## [Data records]
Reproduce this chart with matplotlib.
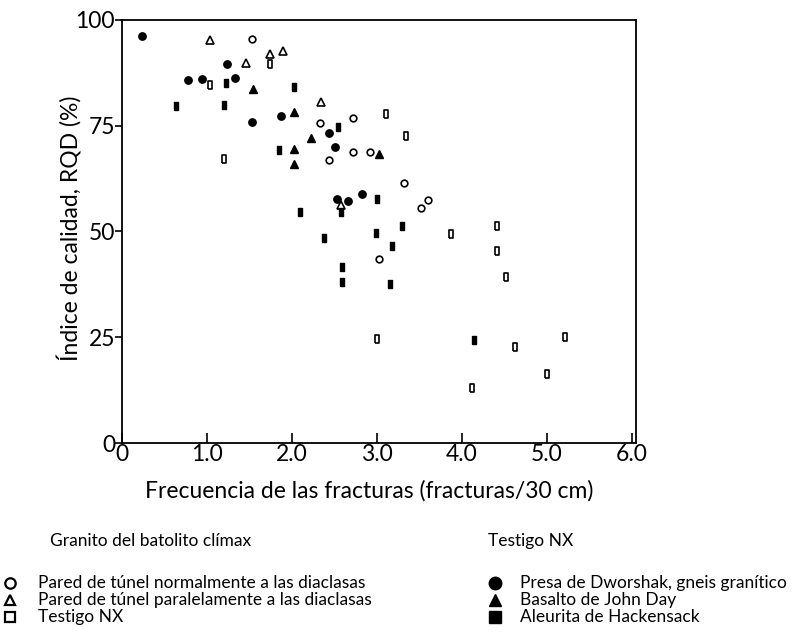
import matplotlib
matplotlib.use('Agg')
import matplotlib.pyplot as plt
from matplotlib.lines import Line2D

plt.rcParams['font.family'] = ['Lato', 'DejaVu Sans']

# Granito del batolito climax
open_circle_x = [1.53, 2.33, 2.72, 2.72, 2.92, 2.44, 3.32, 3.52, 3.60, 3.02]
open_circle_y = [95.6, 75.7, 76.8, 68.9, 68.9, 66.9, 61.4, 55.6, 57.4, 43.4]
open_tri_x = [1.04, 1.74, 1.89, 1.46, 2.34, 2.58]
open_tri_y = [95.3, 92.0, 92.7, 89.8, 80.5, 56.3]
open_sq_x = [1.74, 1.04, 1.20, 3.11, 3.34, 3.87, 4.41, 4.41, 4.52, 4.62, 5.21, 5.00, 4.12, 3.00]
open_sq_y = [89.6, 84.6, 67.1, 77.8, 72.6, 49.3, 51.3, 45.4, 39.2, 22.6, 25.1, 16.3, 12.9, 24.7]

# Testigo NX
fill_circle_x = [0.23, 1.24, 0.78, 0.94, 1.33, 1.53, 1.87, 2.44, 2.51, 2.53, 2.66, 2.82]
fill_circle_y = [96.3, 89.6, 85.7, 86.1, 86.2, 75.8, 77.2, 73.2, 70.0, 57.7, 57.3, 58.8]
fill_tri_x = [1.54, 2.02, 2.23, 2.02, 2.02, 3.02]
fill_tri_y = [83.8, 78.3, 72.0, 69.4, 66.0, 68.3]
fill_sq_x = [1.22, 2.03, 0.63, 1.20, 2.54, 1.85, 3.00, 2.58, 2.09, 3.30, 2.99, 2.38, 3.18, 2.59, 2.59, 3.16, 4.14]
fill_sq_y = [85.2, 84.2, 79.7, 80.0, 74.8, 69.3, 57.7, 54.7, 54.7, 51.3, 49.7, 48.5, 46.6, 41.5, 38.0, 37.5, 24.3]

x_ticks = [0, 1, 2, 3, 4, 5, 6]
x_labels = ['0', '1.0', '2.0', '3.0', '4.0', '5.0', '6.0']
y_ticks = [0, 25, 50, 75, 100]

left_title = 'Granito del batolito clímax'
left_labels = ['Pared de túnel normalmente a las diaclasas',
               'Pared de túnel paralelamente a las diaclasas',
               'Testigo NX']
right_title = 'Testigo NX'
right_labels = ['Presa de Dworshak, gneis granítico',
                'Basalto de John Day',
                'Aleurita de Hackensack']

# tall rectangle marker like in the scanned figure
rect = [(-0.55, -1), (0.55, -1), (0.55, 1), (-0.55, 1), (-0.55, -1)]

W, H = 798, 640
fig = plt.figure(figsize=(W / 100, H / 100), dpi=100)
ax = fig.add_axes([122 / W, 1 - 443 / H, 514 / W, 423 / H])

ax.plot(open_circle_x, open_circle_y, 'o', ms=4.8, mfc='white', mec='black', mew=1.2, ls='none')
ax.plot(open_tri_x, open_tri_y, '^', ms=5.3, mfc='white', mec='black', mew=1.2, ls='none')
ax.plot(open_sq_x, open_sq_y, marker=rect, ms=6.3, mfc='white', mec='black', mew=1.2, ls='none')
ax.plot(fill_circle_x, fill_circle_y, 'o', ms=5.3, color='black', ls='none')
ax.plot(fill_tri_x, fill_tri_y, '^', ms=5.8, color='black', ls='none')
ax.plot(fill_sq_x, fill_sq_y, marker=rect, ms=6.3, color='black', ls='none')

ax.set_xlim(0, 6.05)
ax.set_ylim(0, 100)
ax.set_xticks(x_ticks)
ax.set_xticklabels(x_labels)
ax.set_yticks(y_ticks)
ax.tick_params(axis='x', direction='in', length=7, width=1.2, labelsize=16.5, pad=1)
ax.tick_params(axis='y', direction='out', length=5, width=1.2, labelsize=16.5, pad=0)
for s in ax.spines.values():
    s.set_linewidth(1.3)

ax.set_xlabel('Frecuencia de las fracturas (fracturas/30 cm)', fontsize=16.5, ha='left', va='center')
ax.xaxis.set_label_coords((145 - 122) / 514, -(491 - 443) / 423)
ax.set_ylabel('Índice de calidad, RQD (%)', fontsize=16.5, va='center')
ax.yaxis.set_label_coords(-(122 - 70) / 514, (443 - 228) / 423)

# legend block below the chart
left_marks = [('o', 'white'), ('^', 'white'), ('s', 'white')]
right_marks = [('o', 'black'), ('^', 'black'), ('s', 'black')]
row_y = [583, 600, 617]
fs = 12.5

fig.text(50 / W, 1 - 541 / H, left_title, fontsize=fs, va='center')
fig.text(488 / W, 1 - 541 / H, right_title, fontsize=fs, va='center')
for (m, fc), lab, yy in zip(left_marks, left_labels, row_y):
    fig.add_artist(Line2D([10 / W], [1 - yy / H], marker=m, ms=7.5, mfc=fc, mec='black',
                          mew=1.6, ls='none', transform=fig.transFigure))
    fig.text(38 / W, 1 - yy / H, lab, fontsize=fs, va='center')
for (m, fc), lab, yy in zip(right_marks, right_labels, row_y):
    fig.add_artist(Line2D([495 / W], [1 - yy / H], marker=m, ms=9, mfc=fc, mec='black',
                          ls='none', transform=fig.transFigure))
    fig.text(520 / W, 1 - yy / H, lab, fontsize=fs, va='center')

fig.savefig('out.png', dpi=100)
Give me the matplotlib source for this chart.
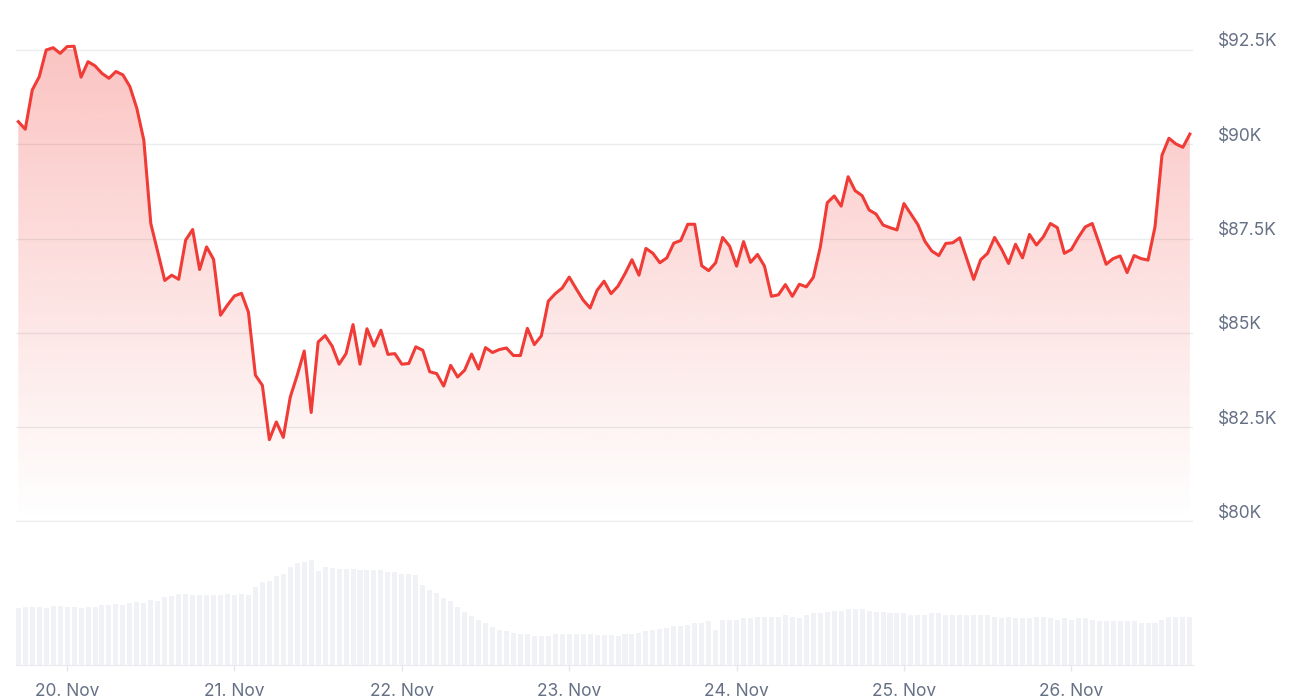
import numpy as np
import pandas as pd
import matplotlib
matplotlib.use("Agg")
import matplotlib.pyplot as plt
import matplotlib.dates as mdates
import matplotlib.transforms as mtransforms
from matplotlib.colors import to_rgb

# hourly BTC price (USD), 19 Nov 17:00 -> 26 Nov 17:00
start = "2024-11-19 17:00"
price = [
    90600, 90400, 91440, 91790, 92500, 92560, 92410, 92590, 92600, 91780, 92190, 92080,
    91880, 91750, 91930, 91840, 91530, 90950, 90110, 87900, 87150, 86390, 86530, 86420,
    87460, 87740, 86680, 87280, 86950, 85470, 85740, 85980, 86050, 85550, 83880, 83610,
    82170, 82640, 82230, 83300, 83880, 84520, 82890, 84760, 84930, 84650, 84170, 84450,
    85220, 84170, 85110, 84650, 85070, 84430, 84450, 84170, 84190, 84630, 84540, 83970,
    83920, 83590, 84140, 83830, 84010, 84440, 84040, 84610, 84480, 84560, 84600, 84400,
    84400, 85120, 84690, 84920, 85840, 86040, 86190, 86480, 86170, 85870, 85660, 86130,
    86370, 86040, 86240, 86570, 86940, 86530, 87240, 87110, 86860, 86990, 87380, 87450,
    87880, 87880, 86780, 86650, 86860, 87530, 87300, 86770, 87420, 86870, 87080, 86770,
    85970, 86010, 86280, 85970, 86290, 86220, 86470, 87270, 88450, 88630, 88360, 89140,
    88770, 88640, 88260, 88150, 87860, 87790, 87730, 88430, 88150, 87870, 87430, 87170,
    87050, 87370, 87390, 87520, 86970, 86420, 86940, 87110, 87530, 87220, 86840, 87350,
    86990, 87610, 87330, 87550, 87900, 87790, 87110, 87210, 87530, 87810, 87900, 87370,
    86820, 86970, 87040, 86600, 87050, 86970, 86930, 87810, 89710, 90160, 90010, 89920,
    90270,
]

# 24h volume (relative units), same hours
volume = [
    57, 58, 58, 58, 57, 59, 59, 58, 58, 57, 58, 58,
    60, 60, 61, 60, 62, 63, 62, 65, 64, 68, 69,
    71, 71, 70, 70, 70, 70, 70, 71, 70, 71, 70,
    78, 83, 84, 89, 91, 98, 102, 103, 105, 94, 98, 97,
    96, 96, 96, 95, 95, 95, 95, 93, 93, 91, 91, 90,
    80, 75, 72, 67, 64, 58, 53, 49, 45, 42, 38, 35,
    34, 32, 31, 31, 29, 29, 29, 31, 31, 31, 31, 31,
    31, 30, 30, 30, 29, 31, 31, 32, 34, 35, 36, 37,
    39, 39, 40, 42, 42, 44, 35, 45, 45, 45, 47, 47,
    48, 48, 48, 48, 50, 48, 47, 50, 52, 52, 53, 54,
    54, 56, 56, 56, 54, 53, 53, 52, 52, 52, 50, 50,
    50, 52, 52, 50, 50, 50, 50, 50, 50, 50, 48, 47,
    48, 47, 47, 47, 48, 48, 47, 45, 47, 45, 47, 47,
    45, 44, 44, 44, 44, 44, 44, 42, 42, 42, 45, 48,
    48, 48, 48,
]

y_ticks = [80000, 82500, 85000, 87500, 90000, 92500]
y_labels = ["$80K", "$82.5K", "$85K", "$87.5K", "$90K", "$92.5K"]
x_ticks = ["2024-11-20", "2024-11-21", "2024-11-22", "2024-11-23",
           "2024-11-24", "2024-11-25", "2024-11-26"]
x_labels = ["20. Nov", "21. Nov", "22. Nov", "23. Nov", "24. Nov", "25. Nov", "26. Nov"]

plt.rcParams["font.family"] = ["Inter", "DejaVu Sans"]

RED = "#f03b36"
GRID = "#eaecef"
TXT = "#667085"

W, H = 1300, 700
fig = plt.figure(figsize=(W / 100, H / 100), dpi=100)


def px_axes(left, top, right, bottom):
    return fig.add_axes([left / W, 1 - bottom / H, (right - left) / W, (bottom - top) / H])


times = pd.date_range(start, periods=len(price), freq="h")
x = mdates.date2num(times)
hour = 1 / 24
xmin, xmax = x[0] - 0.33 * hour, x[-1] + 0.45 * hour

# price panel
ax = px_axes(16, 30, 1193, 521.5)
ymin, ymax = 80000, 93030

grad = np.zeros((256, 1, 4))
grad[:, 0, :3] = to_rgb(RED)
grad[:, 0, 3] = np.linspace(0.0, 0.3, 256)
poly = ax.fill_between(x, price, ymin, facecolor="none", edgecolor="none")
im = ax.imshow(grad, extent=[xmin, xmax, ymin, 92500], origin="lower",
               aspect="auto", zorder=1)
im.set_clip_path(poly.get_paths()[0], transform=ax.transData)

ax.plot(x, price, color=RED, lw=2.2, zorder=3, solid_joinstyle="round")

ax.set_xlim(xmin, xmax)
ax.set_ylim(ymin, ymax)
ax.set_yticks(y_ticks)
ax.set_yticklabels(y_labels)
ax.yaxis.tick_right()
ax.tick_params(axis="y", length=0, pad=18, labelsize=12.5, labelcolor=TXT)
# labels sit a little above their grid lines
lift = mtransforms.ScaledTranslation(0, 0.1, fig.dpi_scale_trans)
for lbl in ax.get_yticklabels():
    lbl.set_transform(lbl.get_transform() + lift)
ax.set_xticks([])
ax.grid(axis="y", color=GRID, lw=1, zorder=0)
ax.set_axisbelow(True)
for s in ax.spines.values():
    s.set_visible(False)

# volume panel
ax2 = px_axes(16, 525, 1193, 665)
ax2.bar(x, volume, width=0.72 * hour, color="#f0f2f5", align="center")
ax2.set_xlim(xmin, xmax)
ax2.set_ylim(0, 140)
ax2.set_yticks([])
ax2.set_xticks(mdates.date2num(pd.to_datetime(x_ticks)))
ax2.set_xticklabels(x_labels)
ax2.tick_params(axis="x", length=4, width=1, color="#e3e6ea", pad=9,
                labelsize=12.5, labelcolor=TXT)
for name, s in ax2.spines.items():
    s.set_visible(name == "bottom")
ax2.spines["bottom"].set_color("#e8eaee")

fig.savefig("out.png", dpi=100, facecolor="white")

## [Problem details]
Repeat the listing above up to and including the line with "plt.rcParams['font.family'] = ['Lato', 'DejaVu", starting from its first line. Drop any pictures.

## [Answer for the task]
Reproduce this chart with matplotlib.
import matplotlib
matplotlib.use('Agg')
import matplotlib.pyplot as plt
from matplotlib.lines import Line2D

plt.rcParams['font.family'] = ['Lato', 'DejaVu Sans']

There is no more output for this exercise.